Just found out my boyfriend cheated, conflicted.

Before you make a decision, please read what others have gone through, how long that they had to work to salvage a relationship after infidelity. People on infidelity subs will tell you it will take 2-5 years to recover. Also, the relationship you thought you had, no longer exists - it is gone forever. One of the subs is r/survivinginfidelity there are others as well.

It is a lot easier for others to give advice than it will be for you to implement it. We can all tell you what you already know in your head but that is not necessarily what rules us. We are not invested in your relationship like you are.

I will share a story from my past: I was in love with this woman when we were both 23-24 (it was the first time I felt that way). I had placed her on a pedestal, she was perfect in my mind. I was in college and a couple nights before one of my finals she decides to go out with this new guy who she said was a friend (we had been dating over a year at this point). I knew better, because I saw the way that they would interact (had I been more emotionally mature, I would have probably walked away earlier). She told me that they were going to hang out all night and watch the rain or something like that. He was going to stay at her place and I was told to leave. Obviously, they were more than friends. I knew it, I just could not emotionally accept it. It crushed me. It was cruel.

I tried to work through it, tried to move forward, tried to deny anything was going on. It changed me for the worse. I do not like who I was after this incident until the relationship ended (I logically knew this - I could not emotionally handle it). While I don't have too many good things to say about by ex-girlfriend, she did one huge favor for me: She dumped me. For a while it was insult to injury. It hurt, it was embarrassing. Male ego destroyed so to speak. This was 25+ years ago. I can now look at that time and laugh. I thank God that I did not waste more time with her. She taught me something important - when someone treats you less than you deserve it is incumbent upon you to change that. If that means to take the loss, feel an incredible amount of pain now but know that in time you will be stronger and happier. When you are mistreated by someone who claims they love you, you will know better how to react and how to move forward - and move on.

Most people who have dated more than a few people in their lives have been cheated on, whether they know it or not. I used to think that people would judge me for being cheated on but now I realize that is such a fucked up mindset. As you get older you realize that those who cheat are the ones to be judged.

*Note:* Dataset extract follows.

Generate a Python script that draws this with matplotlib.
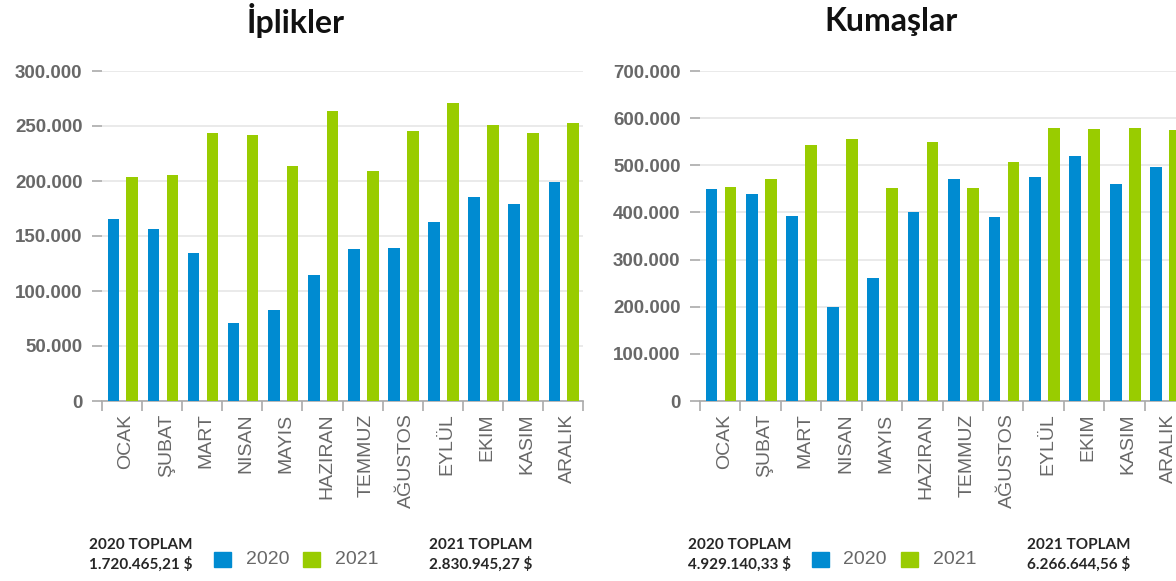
import matplotlib
matplotlib.use("Agg")
import matplotlib.pyplot as plt
import matplotlib.transforms as mtransforms
from matplotlib.patches import Rectangle
import numpy as np

months = ["OCAK", "ŞUBAT", "MART", "NISAN", "MAYIS", "HAZIRAN",
          "TEMMUZ", "AĞUSTOS", "EYLÜL", "EKIM", "KASIM", "ARALIK"]

iplik_2020 = [165500, 156400, 134800, 71200, 82400, 114500,
              138500, 139000, 162400, 185800, 179000, 199000]
iplik_2021 = [203600, 205500, 243300, 241800, 213900, 263600,
              209400, 245500, 270600, 250600, 243600, 252400]

kumas_2020 = [449000, 439000, 392400, 200000, 261600, 401600,
              471600, 389600, 475800, 519700, 461000, 495700]
kumas_2021 = [455000, 471600, 543700, 555800, 451000, 550000,
              451000, 507000, 579800, 577700, 579000, 575000]

iplik_ticks = [0, 50000, 100000, 150000, 200000, 250000, 300000]
kumas_ticks = [0, 100000, 200000, 300000, 400000, 500000, 600000, 700000]

titles = ["İplikler", "Kumaşlar"]
series_names = ["2020", "2021"]
totals_2020 = ["1.720.465,21 $", "4.929.140,33 $"]
totals_2021 = ["2.830.945,27 $", "6.266.644,56 $"]

BLUE = "#008bd1"
GREEN = "#99cc00"
GRAY_TXT = "#686868"
GRID = "#e6e6e6"

W, H = 1176, 581
fig = plt.figure(figsize=(W / 100, H / 100), dpi=100)


def fmt(v):
    return f"{int(v):,}".replace(",", ".")


def draw(ax, v20, v21, ticks):
    x = np.arange(len(months))
    w = 0.29
    ax.bar(x - 0.215, v20, width=w, color=BLUE, zorder=3)
    ax.bar(x + 0.255, v21, width=w, color=GREEN, zorder=3)
    ax.set_xlim(-0.5, len(months) - 0.5)
    ax.set_ylim(0, ticks[-1])
    ax.set_yticks(ticks)
    ax.set_yticklabels([fmt(t) for t in ticks], fontsize=13.5,
                       color=GRAY_TXT, fontweight="bold",
                       family="Liberation Sans")
    ax.yaxis.grid(True, color=GRID, linewidth=1.2, zorder=0)
    ax.tick_params(axis="y", length=7, width=1.2, color="#aaaaaa", pad=7)
    ax.set_xticks(x)
    ax.set_xticklabels(months, rotation=90, fontsize=14, color=GRAY_TXT,
                       family="Liberation Sans")
    ax.tick_params(axis="x", length=0, pad=9)
    ax.set_xticks(np.arange(-0.5, len(months)), minor=True)
    ax.tick_params(axis="x", which="minor", length=7, width=1.2,
                   color="#aaaaaa")
    offset = mtransforms.ScaledTranslation(4 / 100, 0, fig.dpi_scale_trans)
    for lab in ax.get_xticklabels():
        lab.set_transform(lab.get_transform() + offset)
    for s in ["top", "right", "left"]:
        ax.spines[s].set_visible(False)
    ax.spines["bottom"].set_color("#aaaaaa")
    ax.spines["bottom"].set_linewidth(1.2)


ax1 = fig.add_axes([102 / W, (H - 401) / H, 481 / W, 330 / H])
draw(ax1, iplik_2020, iplik_2021, iplik_ticks)
ax2 = fig.add_axes([700 / W, (H - 401) / H, 485 / W, 330 / H])
draw(ax2, kumas_2020, kumas_2021, kumas_ticks)

# titles
fig.text(296 / W, 1 - 21 / H, titles[0], ha="center", va="center",
         fontsize=23, fontweight="bold", family="Lato", color="#111111")
fig.text(891 / W, 1 - 21 / H, titles[1], ha="center", va="center",
         fontsize=23, fontweight="bold", family="Lato", color="#111111")


def legend(x20tot, sq1, txt1, sq2, txt2, x21tot, t20, t21):
    for xc, lbl, val in [(x20tot, "2020 TOPLAM", t20), (x21tot, "2021 TOPLAM", t21)]:
        fig.text(xc / W, 1 - 545 / H, lbl, ha="center", va="center",
                 fontsize=11, fontweight="bold", family="Lato", color="#262626")
        fig.text(xc / W, 1 - 564 / H, val, ha="center", va="center",
                 fontsize=11, fontweight="bold", family="Lato", color="#262626")
    for xs, col in [(sq1, BLUE), (sq2, GREEN)]:
        fig.patches.append(Rectangle((xs / W, 1 - 567 / H), 17 / W, 15 / H,
                                     transform=fig.transFigure, color=col))
    fig.text(txt1 / W, 1 - 560 / H, series_names[0], ha="left", va="center",
             fontsize=14, color=GRAY_TXT, family="Liberation Sans")
    fig.text(txt2 / W, 1 - 560 / H, series_names[1], ha="left", va="center",
             fontsize=14, color=GRAY_TXT, family="Liberation Sans")


legend(141, 214, 246, 303, 335, 481, totals_2020[0], totals_2021[0])
legend(740, 812, 843, 901, 933, 1079, totals_2020[1], totals_2021[1])

fig.savefig("out.png", dpi=100)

I really wish I could tell you that I immediately fell in love with someone new after getting cheated on and dumped, but I didn't, not for a few years. I had to date a few more women (most of whom were great people, but alas we were not great together). What I was able to do was to become best friends with two amazing guys. We grew up together and had an amazing time and still consider them my best friends even though we no longer live near each other. 3 years or so later, I met my wife. She thought I was a complete ass at first. We then started to hang out. Then started to date. For the past 23 years we have been together (Our 20th is in November). We have seen or spoken to each other every day since we started dating. We have had some great times and some tough times. But through it all, I am in love with her and she is in love with me. Because of that experience many years ago, I have lived my life in a way that I would not put myself in a position where I could be questioned in terms of infidelity. While I have never asked her experience prior to me (and nor do I want to know) she has never put herself in a position where I could question her faithfulness.

You are young. You are in the prime of your life. Please go out and experience it. Seriously, a 22 year old woman has so many options when it comes to dating, I cannot image why you would stay. As a 22 year old - you have opportunities of meeting some amazing people. The unknown is scary, but that is what makes life exciting.

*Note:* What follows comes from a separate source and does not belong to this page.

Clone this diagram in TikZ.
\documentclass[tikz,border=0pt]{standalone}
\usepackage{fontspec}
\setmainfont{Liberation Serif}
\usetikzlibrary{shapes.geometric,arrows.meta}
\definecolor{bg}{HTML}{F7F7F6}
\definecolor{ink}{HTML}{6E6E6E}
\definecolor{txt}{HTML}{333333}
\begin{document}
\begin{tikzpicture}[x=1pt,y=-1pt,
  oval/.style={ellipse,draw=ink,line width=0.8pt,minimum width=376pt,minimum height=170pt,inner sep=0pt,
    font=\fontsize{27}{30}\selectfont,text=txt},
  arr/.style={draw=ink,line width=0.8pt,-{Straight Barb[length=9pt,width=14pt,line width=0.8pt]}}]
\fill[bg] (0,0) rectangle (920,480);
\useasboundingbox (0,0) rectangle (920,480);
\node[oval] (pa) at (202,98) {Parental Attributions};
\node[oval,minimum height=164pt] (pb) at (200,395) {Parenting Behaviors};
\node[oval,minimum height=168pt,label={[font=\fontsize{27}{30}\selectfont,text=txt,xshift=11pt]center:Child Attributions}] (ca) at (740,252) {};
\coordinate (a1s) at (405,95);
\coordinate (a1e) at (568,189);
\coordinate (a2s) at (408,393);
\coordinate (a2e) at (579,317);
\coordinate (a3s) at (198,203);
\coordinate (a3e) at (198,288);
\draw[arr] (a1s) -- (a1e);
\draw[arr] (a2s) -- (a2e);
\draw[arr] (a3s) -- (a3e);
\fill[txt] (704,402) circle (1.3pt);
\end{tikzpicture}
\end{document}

Return question for you: You indicated that you were both in a bad place in February. Even though you were in a bad mental place, did you cheat? No. Do you really even buy his excuse? What will his excuse be the next time? Or the time after that?

I would also like to point out that he did not come clean until he was outed by the other woman. He had no intention of telling you. He had no intentions in being a better person until he was caught. He is not changing to better himself - he is doing it to placate you into staying. It wont last

Also, do you want to have to deal with a gambling addict? That alone would cause me to walk. While I don't believe in gambling, I'll bet you 20 dollars that his changes are only short-term and he will go back to normal the moment he thinks he can. In fact I will give you three to one odds on this, no wait, five to one that he will learn he can blame cheating on being in a bad place and will be forgiven. (Sorry for the movie reference). I suspect he has blamed prior bad behavior on being in a bad place. BTW, it is not an excuse, it does not justify it. It is simply shitty behavior.

You deserve so much more than to be treated this way.